My thesis basically resembled a data science project. When starting out, I began to identify possible data sources. Initially, the data which was easily accessible was explored.However, soon I realized that this project should not only lead to excel-sheet/power-point data science, but should rather additionally deliver a real API to be called for just-in-time inference. This also meant that it needed to be integrated into the right places. The problem was, however, that some features available in the initial dataset were no longer provided when the data was accessed from systems nearer to the real data source.
The overall process to identify usable data was rather lengthy, as well as data cleaning.
As my project dealt with fraud prediction you can already imagine that the data was heavily imbalanced, which means that some commonly used metrics to evaluate machine learning no longer make sense. For example, accuracy can easily be near 100% when only a single majority class is predicted. Some more complex metrics exist but it turned out that these were not easily understood by business users.
In my thesis, I propose an alternative.

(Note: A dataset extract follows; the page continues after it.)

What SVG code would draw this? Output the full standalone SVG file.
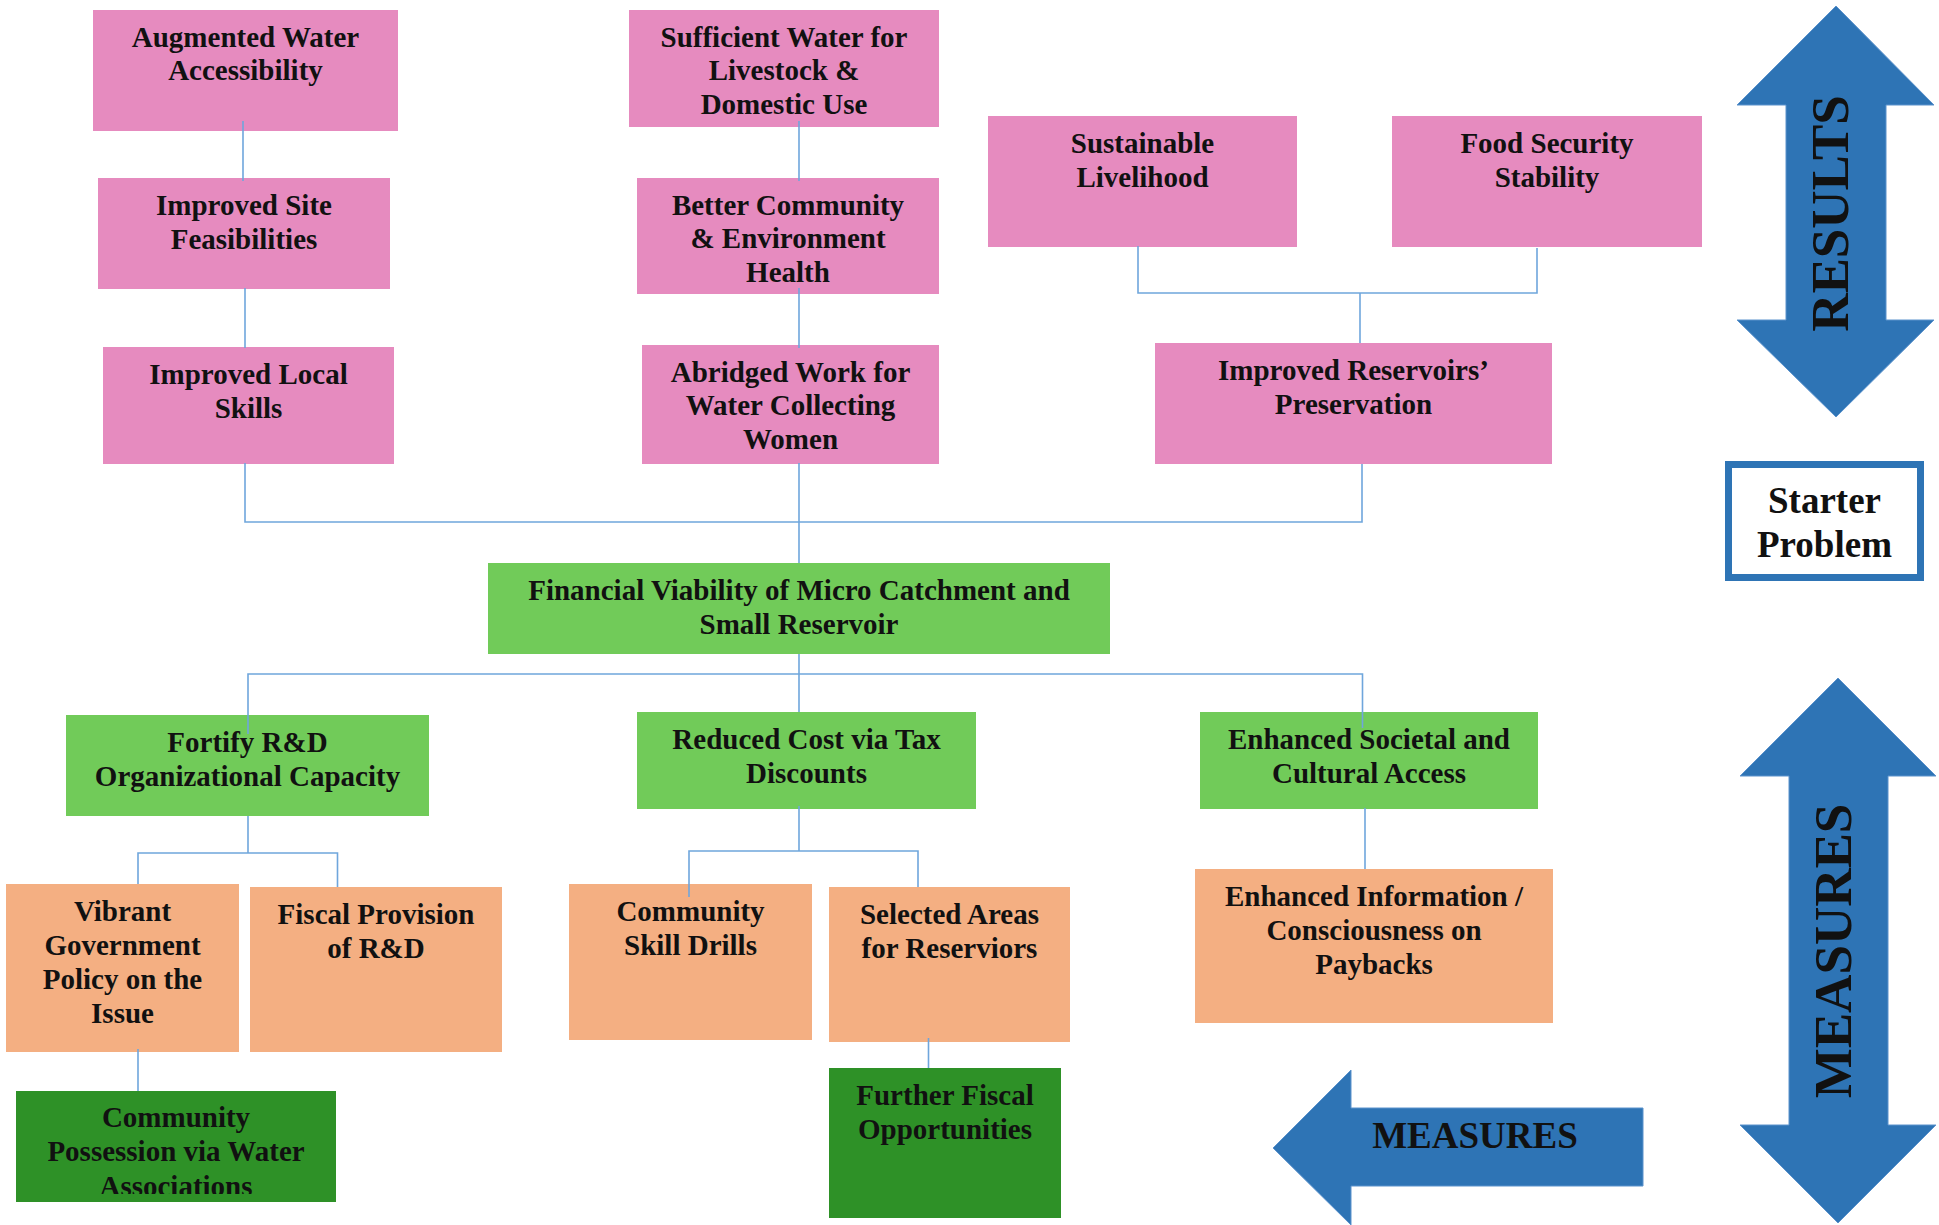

Based on Bahnsen’s cost-sensitive classification python package I develop a cost matrix unique for the telecommunication industry. This new metric which reflects actual business interest is not only
- not affected by the class imbalance but also
- easier to communicate
as risk and potential cost can be translated into savings, i.e. money which is well understood by the business.
All too often, regular k-fold cross-validation procedures are used as these are readily available. However, most datasets have an intrinsic reference to time. Not considering it may lead to results which are worse (when used for real) compared to what was reported by experiments in the lab.
Sometimes randomization and stratification are used to smooth things out - but they are not helpful in this context. For my dataset new devices occur over time. Additionally certain contracts are also only introduced at some point in time and available thereafter. A regular time series cross-validation like scikit-learn TimeSeriesSplit can go a long way. I decided to roll something custom which even better reflects the actual business process as in my case feedback for the model is not available instantly, but only after a couple of months have passed by:
Working with an industrial partner always means that also other projects are important and it will not be possible to focus 100% on the own project - in my case my Master’s thesis. In my case, this meant building out their hadoop based data lake. This consumed a lot more time than initially expected. However, this also gave me access to real interesting data and allowed me to better understand the quirks of distributed systems in production. Still, from times it was a bit hard to focus on my own project. But it worked out well and I learned a lot.
I had a great time at T-Mobile Austria during my Master’s thesis, learned a lot and took over quite some responsibilities. Thank you all who helped me when I had qustions or was stuck in dead ends.
Completing the Master’s immediately raises the question of what comes next. For me, this means that I will work on a Ph.D. If everything works fine I will hopefully be able to keep my industry partner.